We need to think a lot bigger than this, Brandon

 

My meeting last week with the new high streets minister, Brandon Lewis, didn’t have auspicious beginnings. A few days previously Brandon appeared in a London newspaper referring to my high street review as “a load of crap”. I was reading the minister’s complimentary remarks when I got a message to say that Brandon urgently wanted to speak to me. It was all a mistake he told me over the phone, he was misquoted and wanted to apologise. “My dad always taught me to listen,” he continued, and that’s why we should meet.

 

So 48-hours later we sat down in a Westminster meeting room to talk high street policy. My concern with Government high street policy is that it seems at odds with most Tory backbenchers these days. They’re keen to see business rates reform and want to see fairer taxes.

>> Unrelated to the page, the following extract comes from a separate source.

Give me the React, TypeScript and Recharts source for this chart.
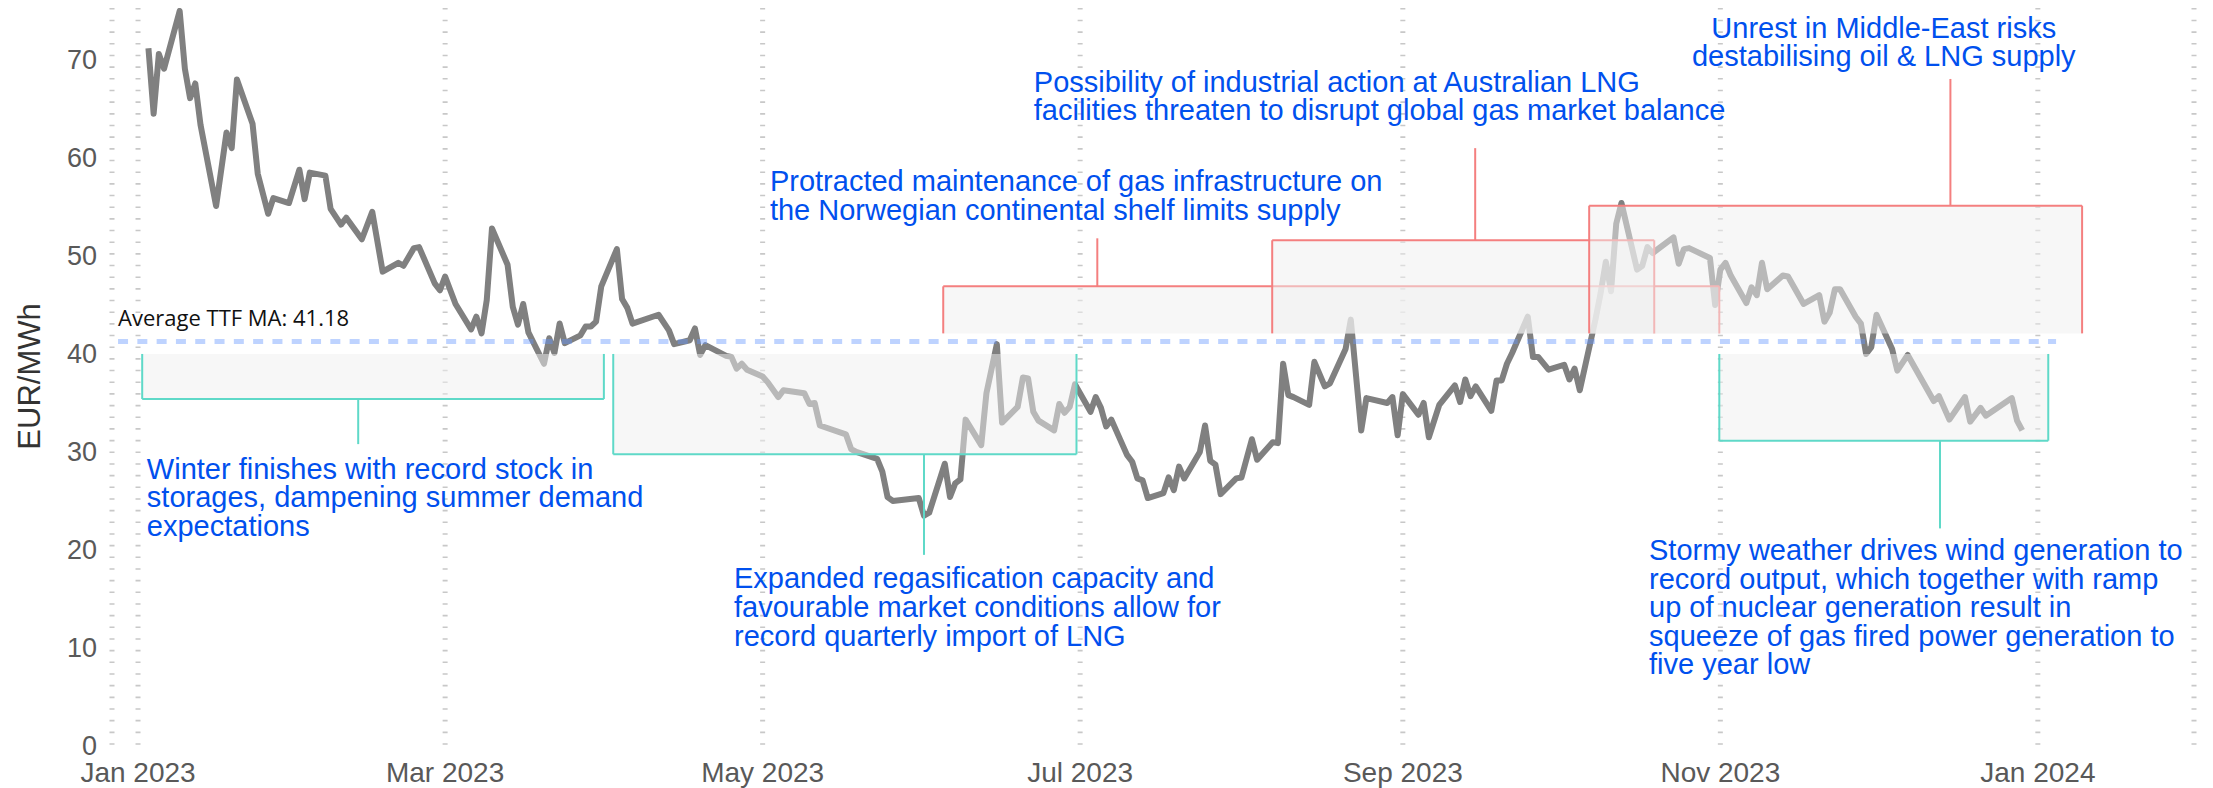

Why isn’t the Government? “Business rates are fast becoming for local shops what energy bills are for hardworking families: an ever-increasing expense that’s hard to justify,” wrote Enfield MP Nick De Bois last week.

 

Surely it’s time Brandon listened to his own party? Apparently not. He thinks the system is fine as it is and even admitted that the revaluation he postponed will see the retail sector lose out. When I put it to him that the only beneficiaries of this delay are the big retailers while small ones, particularly those in the north, will lose out, he just shrugged.

 

So we moved onto the issue of planning for the future. This was more fertile territory and he accepted our recommendation in the Grimsey Review for local authorities to build a vision for each town. Consultation finished on 15th October, he explained, on a Bill that will require all local authorities to produce high street plans. This sounds promising, although he was strangely hostile to the idea of 20-year plans. He preferred the short-term approach of five-year plans. This is a mistake. We need to move beyond the electoral cycle if we’re going to start making our high streets fit for the 21st century.

 

No major retailer in this country would undertake strategic reviews and investment decisions based on short-term thinking. And neither should local or central Government.

 

In our review we spoke of how technology would transform the high street. This is starting to happen. Developments like holograms, staffless shops, robotics and mood pricing are coming down the track and will change the way people shop. It would be crazy not to prepare for this new landscape. There is a limit to what you can achieve in one parliament, as this government is finding out. But focus on the bigger picture and work towards a longer, richer and more imaginative plan and we can make sure our high streets are world leading spaces that will inspire our grandchildren.
Brandon shifted in his chair and said he was confident that Portas Pilots would achieve this. His advisors kept a straight face. We all sensed that politics were at play. Government high street policy is not evolving; it’s standing still, defending three years of failure and protecting its celebrity face.

 

Brandon said he’d seen my recommendation about creating a dedicated cabinet minister to oversee high streets. He’d be delighted to get the job, he smiled, but didn’t think it would happen. I agreed.

 

In the month or so he’s held responsibility for the high street, he’s spent most of his time defending the status quo. The future hasn’t got a look in. Betting shops, payday lenders and kebab shops are vital to the high street, he argues. It’s as though he’s standing in the road yelling “stop” to progress.

 

There are many in his party that are passionate about the high street. Why is that the leadership are so disinterested? Tax policy that penalizes small business and is biased towards big business, planning changes to promote the proliferation of betting shops and the encouragement of short-term thinking. It all seems a long way away from the “high street revolution” that Grant Shapps promised. Did you ever get the feeling you’ve been cheated?